**Set task:** Using the records that follow, copy every line containing the word "diagram".

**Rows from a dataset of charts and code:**
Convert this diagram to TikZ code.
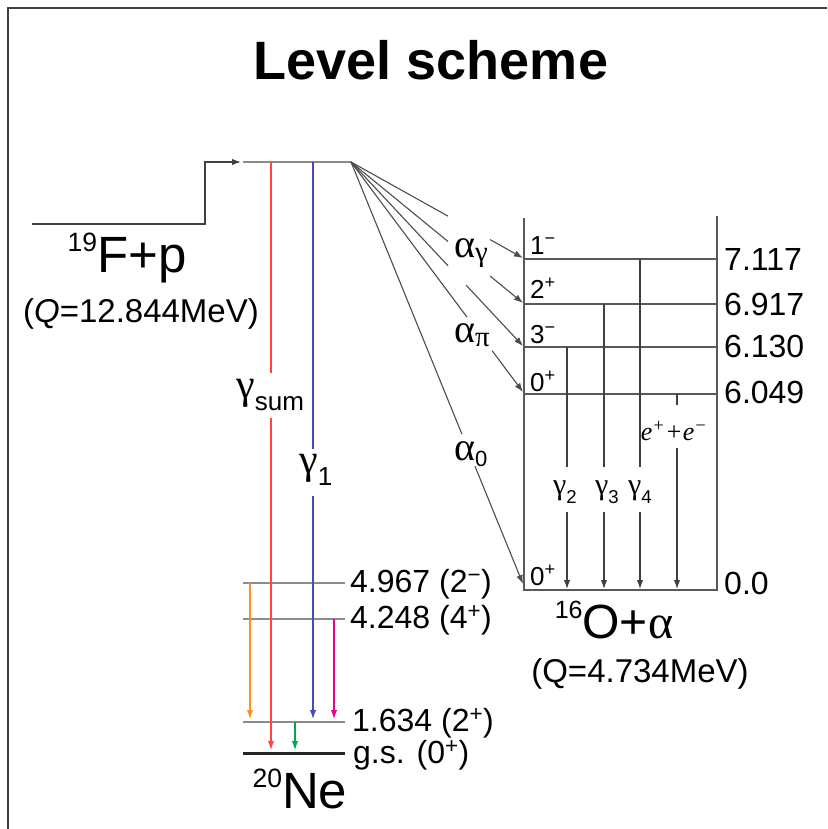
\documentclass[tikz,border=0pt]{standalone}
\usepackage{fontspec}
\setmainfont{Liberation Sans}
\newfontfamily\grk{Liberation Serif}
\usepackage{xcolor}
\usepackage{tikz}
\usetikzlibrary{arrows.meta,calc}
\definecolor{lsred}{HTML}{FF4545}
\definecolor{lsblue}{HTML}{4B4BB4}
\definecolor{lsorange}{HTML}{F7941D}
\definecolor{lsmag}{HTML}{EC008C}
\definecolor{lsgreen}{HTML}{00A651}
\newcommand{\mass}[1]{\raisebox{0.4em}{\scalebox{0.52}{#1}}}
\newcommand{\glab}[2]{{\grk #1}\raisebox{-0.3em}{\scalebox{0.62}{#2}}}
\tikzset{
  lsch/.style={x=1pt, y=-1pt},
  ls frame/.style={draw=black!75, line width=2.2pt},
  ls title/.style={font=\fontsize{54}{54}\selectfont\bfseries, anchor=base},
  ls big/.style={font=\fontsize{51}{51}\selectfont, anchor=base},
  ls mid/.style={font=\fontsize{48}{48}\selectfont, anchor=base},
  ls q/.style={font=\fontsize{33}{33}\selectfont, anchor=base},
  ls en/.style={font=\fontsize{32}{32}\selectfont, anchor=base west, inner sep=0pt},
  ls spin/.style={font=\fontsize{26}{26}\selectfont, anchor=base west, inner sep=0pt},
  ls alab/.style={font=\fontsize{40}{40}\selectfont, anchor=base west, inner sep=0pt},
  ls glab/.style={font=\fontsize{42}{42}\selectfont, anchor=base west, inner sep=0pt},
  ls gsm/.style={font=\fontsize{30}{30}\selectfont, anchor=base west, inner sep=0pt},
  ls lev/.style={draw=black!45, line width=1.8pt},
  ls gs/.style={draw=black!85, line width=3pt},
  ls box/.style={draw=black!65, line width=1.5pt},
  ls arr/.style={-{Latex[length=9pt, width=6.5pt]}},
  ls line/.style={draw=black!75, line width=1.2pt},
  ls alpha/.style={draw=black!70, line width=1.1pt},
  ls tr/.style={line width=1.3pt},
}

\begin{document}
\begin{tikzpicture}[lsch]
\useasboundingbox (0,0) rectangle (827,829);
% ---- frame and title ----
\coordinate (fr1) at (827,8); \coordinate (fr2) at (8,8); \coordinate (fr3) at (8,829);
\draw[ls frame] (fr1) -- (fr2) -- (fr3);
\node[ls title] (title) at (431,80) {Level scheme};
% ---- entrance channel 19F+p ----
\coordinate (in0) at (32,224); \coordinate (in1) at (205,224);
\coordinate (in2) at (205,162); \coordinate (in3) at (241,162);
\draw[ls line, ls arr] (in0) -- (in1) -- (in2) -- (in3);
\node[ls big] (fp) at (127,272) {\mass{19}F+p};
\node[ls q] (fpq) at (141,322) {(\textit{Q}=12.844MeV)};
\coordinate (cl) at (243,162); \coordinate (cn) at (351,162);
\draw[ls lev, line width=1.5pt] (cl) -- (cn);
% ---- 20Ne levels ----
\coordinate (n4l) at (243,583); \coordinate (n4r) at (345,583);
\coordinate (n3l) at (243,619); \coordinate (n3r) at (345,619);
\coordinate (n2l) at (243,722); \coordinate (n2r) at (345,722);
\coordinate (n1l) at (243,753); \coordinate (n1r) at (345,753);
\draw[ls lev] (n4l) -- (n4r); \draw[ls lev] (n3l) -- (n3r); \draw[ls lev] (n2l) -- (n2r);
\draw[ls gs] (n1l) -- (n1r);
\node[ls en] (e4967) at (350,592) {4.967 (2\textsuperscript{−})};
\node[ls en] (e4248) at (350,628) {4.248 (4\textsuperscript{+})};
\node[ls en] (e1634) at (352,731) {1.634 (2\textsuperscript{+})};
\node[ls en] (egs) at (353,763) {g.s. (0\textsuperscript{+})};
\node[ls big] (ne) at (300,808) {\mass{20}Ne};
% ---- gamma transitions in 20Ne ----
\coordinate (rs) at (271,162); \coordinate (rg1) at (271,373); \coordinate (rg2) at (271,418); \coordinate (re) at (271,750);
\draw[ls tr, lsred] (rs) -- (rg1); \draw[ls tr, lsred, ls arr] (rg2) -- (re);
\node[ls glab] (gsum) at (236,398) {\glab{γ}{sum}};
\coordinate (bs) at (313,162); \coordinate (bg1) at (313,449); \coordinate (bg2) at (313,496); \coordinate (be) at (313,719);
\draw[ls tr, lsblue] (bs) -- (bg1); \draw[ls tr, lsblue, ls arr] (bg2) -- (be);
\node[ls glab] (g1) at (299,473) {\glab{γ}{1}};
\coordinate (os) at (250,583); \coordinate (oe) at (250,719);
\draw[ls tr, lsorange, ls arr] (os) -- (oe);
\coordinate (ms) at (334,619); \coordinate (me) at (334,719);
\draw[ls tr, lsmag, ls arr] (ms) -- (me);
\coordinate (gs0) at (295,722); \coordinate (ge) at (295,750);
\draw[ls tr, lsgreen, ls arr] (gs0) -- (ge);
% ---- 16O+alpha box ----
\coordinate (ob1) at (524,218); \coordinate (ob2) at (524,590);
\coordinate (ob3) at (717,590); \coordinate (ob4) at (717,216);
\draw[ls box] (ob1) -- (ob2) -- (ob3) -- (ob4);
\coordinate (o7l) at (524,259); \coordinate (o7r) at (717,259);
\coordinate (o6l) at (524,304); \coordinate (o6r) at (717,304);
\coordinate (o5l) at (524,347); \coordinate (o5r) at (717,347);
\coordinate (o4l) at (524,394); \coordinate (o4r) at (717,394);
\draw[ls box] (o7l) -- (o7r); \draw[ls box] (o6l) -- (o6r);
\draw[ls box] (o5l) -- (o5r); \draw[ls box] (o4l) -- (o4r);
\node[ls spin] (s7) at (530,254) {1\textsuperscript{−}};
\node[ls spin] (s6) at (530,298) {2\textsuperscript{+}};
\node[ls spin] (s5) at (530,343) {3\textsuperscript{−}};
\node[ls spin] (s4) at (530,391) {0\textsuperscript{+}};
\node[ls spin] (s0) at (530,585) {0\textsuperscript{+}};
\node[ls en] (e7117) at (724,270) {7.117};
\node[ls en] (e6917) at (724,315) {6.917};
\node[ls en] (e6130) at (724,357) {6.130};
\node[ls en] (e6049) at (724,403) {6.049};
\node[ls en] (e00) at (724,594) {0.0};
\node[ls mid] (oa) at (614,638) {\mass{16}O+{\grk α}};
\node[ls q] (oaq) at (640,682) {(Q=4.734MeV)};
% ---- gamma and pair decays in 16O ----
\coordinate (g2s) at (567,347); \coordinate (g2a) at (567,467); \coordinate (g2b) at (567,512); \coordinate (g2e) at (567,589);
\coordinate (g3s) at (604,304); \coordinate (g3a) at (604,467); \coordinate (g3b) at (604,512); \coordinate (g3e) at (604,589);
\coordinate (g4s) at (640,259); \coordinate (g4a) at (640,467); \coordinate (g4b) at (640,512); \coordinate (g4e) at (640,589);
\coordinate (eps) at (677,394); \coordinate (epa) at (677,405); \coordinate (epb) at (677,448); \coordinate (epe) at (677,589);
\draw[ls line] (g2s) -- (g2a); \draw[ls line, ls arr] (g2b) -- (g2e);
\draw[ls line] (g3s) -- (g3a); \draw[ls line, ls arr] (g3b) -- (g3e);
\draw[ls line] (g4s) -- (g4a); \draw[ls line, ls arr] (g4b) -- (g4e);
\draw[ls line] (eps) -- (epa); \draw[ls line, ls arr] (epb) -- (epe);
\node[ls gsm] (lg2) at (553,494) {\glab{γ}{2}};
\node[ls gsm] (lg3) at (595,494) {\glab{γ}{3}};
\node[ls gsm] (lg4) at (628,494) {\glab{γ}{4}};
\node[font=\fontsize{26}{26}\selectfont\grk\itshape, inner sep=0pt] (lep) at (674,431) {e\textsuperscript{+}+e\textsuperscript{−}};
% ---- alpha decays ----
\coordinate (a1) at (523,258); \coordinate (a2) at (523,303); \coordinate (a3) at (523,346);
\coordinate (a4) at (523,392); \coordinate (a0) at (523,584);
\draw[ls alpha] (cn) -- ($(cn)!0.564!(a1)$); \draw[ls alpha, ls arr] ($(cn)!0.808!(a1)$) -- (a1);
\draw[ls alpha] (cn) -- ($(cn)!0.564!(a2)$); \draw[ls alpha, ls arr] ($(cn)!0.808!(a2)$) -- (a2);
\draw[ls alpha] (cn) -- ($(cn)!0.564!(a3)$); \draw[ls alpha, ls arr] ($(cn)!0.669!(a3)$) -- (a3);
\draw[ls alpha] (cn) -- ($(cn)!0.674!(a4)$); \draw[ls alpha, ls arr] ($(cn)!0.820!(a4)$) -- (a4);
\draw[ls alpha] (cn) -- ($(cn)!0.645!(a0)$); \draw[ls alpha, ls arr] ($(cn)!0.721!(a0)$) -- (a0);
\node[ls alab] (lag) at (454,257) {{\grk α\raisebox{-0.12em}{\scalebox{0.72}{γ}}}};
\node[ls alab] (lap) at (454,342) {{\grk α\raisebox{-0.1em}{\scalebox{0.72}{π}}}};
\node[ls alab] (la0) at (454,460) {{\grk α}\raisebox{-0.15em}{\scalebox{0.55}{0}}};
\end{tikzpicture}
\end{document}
==
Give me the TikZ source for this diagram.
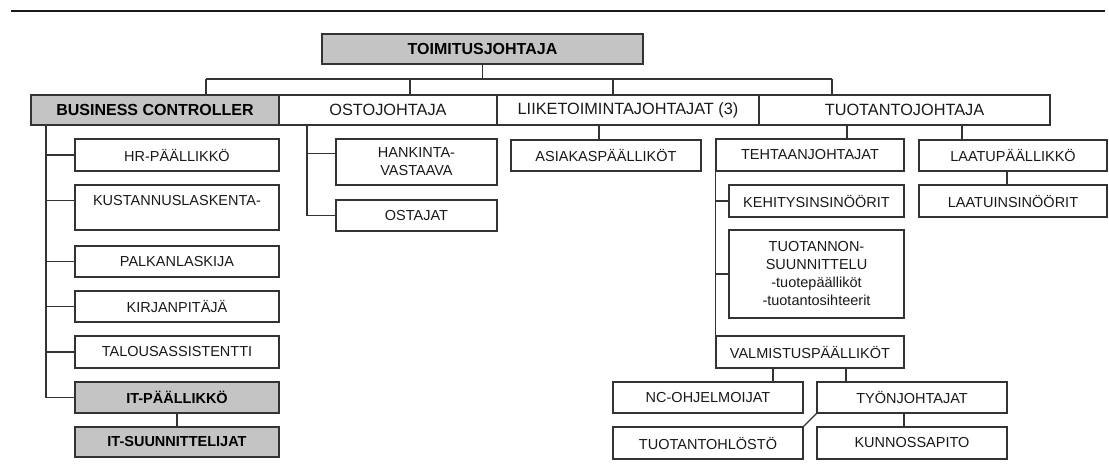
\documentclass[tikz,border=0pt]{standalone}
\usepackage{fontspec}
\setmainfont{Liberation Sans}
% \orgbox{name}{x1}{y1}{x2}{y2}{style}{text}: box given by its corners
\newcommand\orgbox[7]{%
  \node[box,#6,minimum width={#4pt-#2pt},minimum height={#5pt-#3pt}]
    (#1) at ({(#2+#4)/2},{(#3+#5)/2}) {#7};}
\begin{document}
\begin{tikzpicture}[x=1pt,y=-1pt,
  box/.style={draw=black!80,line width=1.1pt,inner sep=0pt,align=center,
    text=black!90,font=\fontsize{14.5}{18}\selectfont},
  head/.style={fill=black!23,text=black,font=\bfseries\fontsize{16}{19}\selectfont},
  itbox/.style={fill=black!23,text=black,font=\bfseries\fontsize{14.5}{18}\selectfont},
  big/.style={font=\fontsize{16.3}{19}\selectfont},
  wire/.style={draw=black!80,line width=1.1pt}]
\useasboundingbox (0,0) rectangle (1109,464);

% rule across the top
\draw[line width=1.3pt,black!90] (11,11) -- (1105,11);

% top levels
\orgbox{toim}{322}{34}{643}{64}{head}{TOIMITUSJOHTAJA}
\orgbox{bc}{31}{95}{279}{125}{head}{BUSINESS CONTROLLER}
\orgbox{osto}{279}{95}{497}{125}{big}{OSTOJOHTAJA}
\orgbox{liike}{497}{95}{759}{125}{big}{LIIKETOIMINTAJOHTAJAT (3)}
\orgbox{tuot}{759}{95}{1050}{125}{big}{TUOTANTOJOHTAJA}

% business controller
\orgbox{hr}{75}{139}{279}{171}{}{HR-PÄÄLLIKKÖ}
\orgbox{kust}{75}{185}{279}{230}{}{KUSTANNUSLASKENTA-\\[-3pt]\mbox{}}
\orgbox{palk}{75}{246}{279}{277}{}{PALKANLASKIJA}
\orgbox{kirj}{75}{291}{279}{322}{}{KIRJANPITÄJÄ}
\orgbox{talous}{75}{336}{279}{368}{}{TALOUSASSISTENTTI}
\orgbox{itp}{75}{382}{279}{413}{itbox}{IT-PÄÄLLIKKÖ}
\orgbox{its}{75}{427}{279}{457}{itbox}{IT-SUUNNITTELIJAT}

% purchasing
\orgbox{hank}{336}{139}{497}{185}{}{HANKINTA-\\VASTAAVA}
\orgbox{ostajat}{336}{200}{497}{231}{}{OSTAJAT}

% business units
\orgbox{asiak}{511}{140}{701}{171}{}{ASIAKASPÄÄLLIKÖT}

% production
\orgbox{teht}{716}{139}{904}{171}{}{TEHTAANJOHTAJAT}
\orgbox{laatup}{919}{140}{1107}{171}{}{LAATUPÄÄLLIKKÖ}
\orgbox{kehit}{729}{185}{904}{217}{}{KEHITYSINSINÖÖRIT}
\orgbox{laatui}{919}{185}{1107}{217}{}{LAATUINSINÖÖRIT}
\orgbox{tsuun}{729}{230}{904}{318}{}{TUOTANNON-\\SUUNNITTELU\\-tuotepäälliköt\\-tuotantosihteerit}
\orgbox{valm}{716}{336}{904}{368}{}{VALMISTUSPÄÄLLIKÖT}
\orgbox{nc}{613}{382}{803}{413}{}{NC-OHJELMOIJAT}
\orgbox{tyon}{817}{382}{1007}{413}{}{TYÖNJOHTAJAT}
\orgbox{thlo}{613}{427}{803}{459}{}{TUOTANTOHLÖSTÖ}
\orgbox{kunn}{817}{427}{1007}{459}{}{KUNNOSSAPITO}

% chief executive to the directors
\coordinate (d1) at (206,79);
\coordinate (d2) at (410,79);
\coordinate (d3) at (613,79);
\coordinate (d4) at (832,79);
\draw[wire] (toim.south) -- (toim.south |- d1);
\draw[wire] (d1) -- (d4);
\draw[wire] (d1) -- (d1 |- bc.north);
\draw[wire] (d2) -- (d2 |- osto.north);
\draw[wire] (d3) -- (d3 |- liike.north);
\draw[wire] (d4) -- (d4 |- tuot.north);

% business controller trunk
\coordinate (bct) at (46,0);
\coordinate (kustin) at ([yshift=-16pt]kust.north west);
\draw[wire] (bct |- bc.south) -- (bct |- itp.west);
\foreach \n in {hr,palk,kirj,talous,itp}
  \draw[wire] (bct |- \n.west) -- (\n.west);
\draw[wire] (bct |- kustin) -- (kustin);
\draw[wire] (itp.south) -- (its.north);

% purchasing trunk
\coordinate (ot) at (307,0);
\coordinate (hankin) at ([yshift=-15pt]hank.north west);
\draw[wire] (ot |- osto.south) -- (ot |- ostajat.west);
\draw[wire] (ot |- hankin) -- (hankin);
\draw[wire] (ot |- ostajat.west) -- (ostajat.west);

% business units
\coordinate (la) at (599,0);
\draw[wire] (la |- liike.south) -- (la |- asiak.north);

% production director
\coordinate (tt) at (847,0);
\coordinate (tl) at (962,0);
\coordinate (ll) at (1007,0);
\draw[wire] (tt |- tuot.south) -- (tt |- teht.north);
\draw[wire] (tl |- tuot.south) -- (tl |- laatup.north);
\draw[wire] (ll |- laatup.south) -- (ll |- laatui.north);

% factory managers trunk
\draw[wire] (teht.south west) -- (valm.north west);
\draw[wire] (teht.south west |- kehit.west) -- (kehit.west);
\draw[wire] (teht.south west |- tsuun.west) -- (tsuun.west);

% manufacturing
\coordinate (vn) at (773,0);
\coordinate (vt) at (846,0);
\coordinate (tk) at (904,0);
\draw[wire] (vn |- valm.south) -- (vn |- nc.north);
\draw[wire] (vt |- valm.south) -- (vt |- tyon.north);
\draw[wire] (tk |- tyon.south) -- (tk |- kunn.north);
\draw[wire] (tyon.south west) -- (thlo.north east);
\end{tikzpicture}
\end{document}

**Response:**
Convert this diagram to TikZ code.
Give me the TikZ source for this diagram.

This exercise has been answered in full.